— START OF MATERIAL SUPPLIED —
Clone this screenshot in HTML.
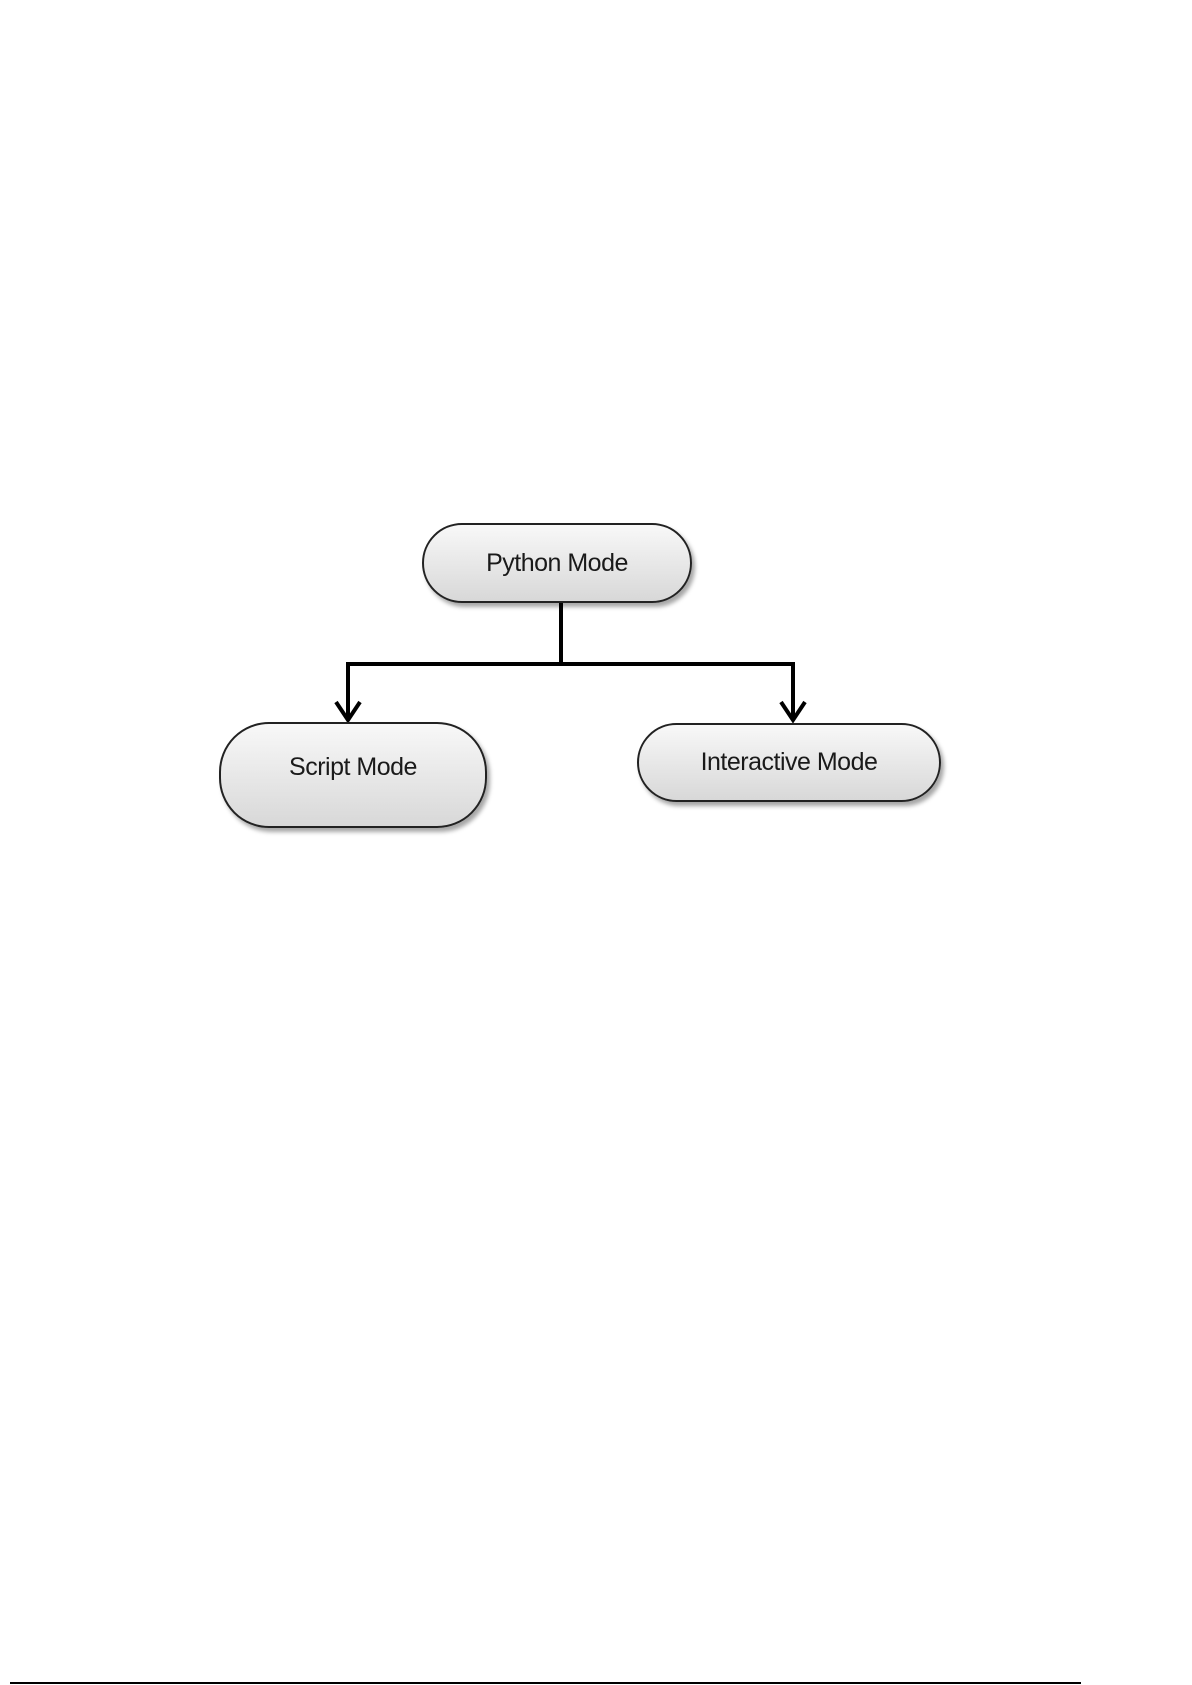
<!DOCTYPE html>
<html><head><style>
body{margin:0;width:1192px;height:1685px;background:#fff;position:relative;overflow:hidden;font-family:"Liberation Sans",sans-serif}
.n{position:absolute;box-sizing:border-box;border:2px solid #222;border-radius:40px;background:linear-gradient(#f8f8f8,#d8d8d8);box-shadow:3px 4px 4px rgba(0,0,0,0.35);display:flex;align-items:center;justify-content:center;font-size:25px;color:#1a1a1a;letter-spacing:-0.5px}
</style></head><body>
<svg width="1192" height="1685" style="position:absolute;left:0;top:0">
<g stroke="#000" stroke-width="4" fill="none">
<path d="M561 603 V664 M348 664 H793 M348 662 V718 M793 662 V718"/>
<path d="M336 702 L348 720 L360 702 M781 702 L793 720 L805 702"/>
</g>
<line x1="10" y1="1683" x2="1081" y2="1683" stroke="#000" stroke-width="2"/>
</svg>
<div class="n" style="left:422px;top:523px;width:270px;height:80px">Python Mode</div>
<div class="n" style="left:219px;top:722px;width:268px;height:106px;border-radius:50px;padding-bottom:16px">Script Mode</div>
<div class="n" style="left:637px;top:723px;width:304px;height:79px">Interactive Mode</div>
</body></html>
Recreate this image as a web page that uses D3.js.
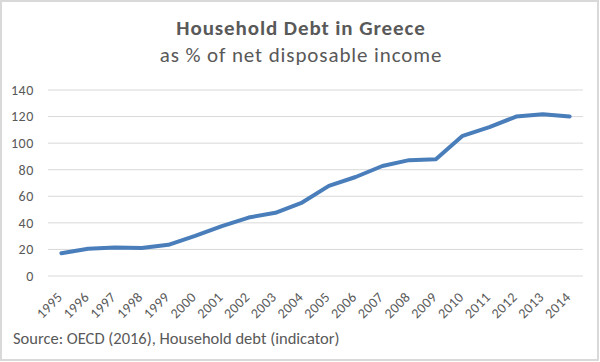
— END OF MATERIAL SUPPLIED —
§ PROBLEM DETAILS: Write out the material above once more, exactly as it reads, with no pictures.

§ RESPONSE FOR THIS EXERCISE:
Clone this screenshot in HTML.
<!DOCTYPE html>
<html><head><style>
body{margin:0;width:1192px;height:1685px;background:#fff;position:relative;overflow:hidden;font-family:"Liberation Sans",sans-serif}
.n{position:absolute;box-sizing:border-box;border:2px solid #222;border-radius:40px;background:linear-gradient(#f8f8f8,#d8d8d8);box-shadow:3px 4px 4px rgba(0,0,0,0.35);display:flex;align-items:center;justify-content:center;font-size:25px;color:#1a1a1a;letter-spacing:-0.5px}
</style></head><body>
<svg width="1192" height="1685" style="position:absolute;left:0;top:0">
<g stroke="#000" stroke-width="4" fill="none">
<path d="M561 603 V664 M348 664 H793 M348 662 V718 M793 662 V718"/>
<path d="M336 702 L348 720 L360 702 M781 702 L793 720 L805 702"/>
</g>
<line x1="10" y1="1683" x2="1081" y2="1683" stroke="#000" stroke-width="2"/>
</svg>
<div class="n" style="left:422px;top:523px;width:270px;height:80px">Python Mode</div>
<div class="n" style="left:219px;top:722px;width:268px;height:106px;border-radius:50px;padding-bottom:16px">Script Mode</div>
<div class="n" style="left:637px;top:723px;width:304px;height:79px">Interactive Mode</div>
</body></html>
Recreate this image as a web page that uses D3.js.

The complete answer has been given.